Quand l’industrie du tabac crée des goûts atypiques de cigarettes (chocolat, vanille, menthe, etc.) pour attirer une clientèle jeune et féminine, ou s’attaque au marché des pays les plus défavorisés car la législation en matière de santé publique n’y est pas encore contraignante (1), c’est du marketing. Et tout le monde s’accorde à dire que c’est éthiquement très discutable. Quand les pouvoirs publics imposent d’afficher sur les paquets de cigarettes des images de poumons délabrés et de bouches édentées pour en limiter la consommation, c’est toujours du marketing. Et tout le monde s’accorde à dire qu’il s’agit d’une action juste. La différence ? Cette fois, le marketing est social. Car le marketing est un outil neutre qui s’apprécie à partir des intentions de celui qui l’utilise, du manipulateur misanthrope et vénal au résistant philanthrope. Trop longtemps, les acteurs de la santé ou de l’environnement ont hésité à utiliser les techniques issues du marketing, comme si elles étaient à tout jamais propriété de « l’ennemi ». Aujourd’hui les mentalités évoluent, et la fin justifie les moyens pour ceux qui pensent qu’il ne faut pas laisser aux adversaires le monopole des stratégies d’influence (2).

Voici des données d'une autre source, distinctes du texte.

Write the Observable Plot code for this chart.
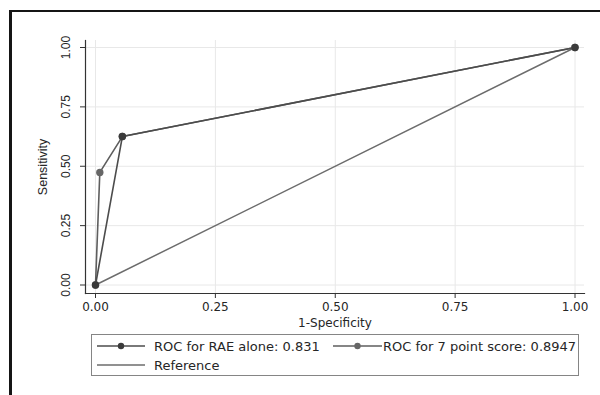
<!DOCTYPE html>
<html><head><meta charset="utf-8">
<script src="https://cdn.jsdelivr.net/npm/d3@7"></script>
<script src="https://cdn.jsdelivr.net/npm/@observablehq/plot@0.6"></script>
<style>
body{margin:0;background:#fff;}
#wrap{position:relative;width:600px;height:395px;overflow:hidden;background:#fff;font-family:"DejaVu Sans",sans-serif;}
#outer{position:absolute;left:9px;top:10px;width:620px;height:420px;border-left:3px solid #151515;border-top:2px solid #151515;}
#chart{position:absolute;left:0;top:0;}
#legend{position:absolute;left:91px;top:334px;width:488px;height:42px;box-sizing:border-box;border:1.5px solid #858585;background:#fff;}
.item{position:absolute;height:16px;display:flex;align-items:center;font-size:13px;color:#262626;white-space:nowrap;}
.item svg{display:block;}
</style>
</head><body>
<div id="wrap"><div id="outer"></div><div id="chart"></div><div id="legend"></div></div>
<script>
const ticks = [0, 0.25, 0.5, 0.75, 1];
const tickLabels = ["0.00", "0.25", "0.50", "0.75", "1.00"];
const raeFpr = [0, 0.056, 1];
const raeTpr = [0, 0.625, 1];
const sevenFpr = [0, 0.009, 0.056, 1];
const sevenTpr = [0, 0.474, 0.625, 1];
const refFpr = [0, 1];
const refTpr = [0, 1];
const seriesNames = ["ROC for RAE alone: 0.831", "ROC for 7 point score: 0.8947", "Reference"];
const xLabel = "1-Specificity";
const yLabel = "Sensitivity";

const colors = {rae: "#4c4c4c", raeDot: "#3a3a3a", seven: "#5e5e5e", sevenDot: "#666666", ref: "#6c6c6c"};
const fmt = d => tickLabels[ticks.indexOf(d)];

const chart = Plot.plot({
  width: 600, height: 330,
  marginLeft: 85, marginRight: 16, marginTop: 40, marginBottom: 37,
  x: {domain: [0, 1], range: [95, 574.5]},
  y: {domain: [0, 1], range: [284.5, 47]},
  style: {fontFamily: "DejaVu Sans", fontSize: "12px", color: "#262626", background: "transparent"},
  marks: [
    Plot.gridX(ticks, {stroke: "#e8e8e8", strokeOpacity: 1}),
    Plot.gridY(ticks, {stroke: "#e8e8e8", strokeOpacity: 1}),
    Plot.frame({anchor: "left", stroke: "#333", strokeWidth: 1.2}),
    Plot.frame({anchor: "bottom", stroke: "#333", strokeWidth: 1.2}),
    Plot.axisX(ticks, {tickFormat: fmt, tickSize: 5, tickPadding: 4, fontSize: 12, stroke: "#333",
      label: xLabel, labelAnchor: "center", labelArrow: "none", labelOffset: 33}),
    Plot.axisY(ticks, {tickFormat: fmt, tickSize: 5, tickPadding: 11, tickRotate: -90, fontSize: 12,
      fontFamily: "Liberation Sans", stroke: "#333", label: null}),
    Plot.axisY({ticks: [], tickSize: 0, label: yLabel, labelAnchor: "center", labelArrow: "none",
      labelOffset: 47, fontSize: 12.5, fontFamily: "Liberation Sans"}),
    Plot.line(refFpr, {x: refFpr, y: refTpr, stroke: colors.ref, strokeWidth: 1.5}),
    Plot.line(sevenFpr, {x: sevenFpr, y: sevenTpr, stroke: colors.seven, strokeWidth: 1.6}),
    Plot.line(raeFpr, {x: raeFpr, y: raeTpr, stroke: colors.rae, strokeWidth: 1.6}),
    Plot.dot(sevenFpr, {x: sevenFpr, y: sevenTpr, r: 3.7, fill: colors.sevenDot}),
    Plot.dot(raeFpr, {x: raeFpr, y: raeTpr, r: 3.7, fill: colors.raeDot})
  ]
});
document.getElementById("chart").appendChild(chart);

// legend
const legend = document.getElementById("legend");
function sym(color, dotColor, w) {
  let s = `<svg width="${w}" height="10"><line x1="0" y1="5" x2="${w}" y2="5" stroke="${color}" stroke-width="1.5"/>`;
  if (dotColor) s += `<circle cx="${w/2}" cy="5" r="3.2" fill="${dotColor}"/>`;
  return s + `</svg>`;
}
const items = [
  {left: 5, top: 3, html: sym(colors.rae, colors.raeDot, 48) + `<span style="margin-left:9px">${seriesNames[0]}</span>`},
  {left: 241, top: 3, html: sym(colors.seven, colors.sevenDot, 49) + `<span style="margin-left:1px">${seriesNames[1]}</span>`},
  {left: 5, top: 22, html: sym(colors.ref, null, 48) + `<span style="margin-left:9px">${seriesNames[2]}</span>`}
];
for (const it of items) {
  const d = document.createElement("div");
  d.className = "item";
  d.style.left = it.left + "px";
  d.style.top = it.top + "px";
  d.innerHTML = it.html;
  legend.appendChild(d);
}
</script>
</body></html>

L’engagement écologique, c’est pas automatique
Prenons l’exemple de la sauvegarde de l’environnement, enjeu majeur du XXIe siècle s’il en est. Pollution, réchauffement climatique, accumulation de déchets… Autant d’éléments qui endommagent la planète. Loin d’être le fruit du hasard, ils sont bien dus à l’activité humaine : ce sont en effet nos modes de production et de consommation qui sont en question.Dès lors, comment agir pour inverser la tendance ? Une mission pour les experts du comportement humain, parmi lesquels les psychologues sociaux occupent une place de choix. L’enjeu est de comprendre pourquoi les individus adoptent des comportements nuisibles pour l’environnement et, à partir de là, d’élaborer des programmes qui permettent de les modifier. Car si chacun sait qu’il est préférable de recycler ou d’utiliser avec parcimonie la voiture, il est rare que le geste suive. Le marketing social se propose de dépasser cet écueil grâce aux techniques du marketing justement. Dès les années 1990, aux États-Unis, Carol Werner, professeur de psychologie à l’université de l’Utah, et ses collaborateurs (3) ont ainsi testé l’efficacité de quatre méthodes pour susciter des comportements de recyclage : un flyer informatif, un contact téléphonique, un contact en face à face et, enfin, une demande d’engagement par signature.
Les résultats montrent clairement qu’entre la première et la dernière forme de sollicitation, la proportion de comportements de recyclage augmente de façon croissante. Mieux vaut donc un engagement formalisé. L’attitude envers le recyclage était pourtant la même dans toutes les conditions : qu’ils aient reçu un flyer ou qu’ils aient signé un document, tous les individus sollicités estimaient le recyclage important. Penser n’est pas agir, ce que le marketing a compris depuis longtemps.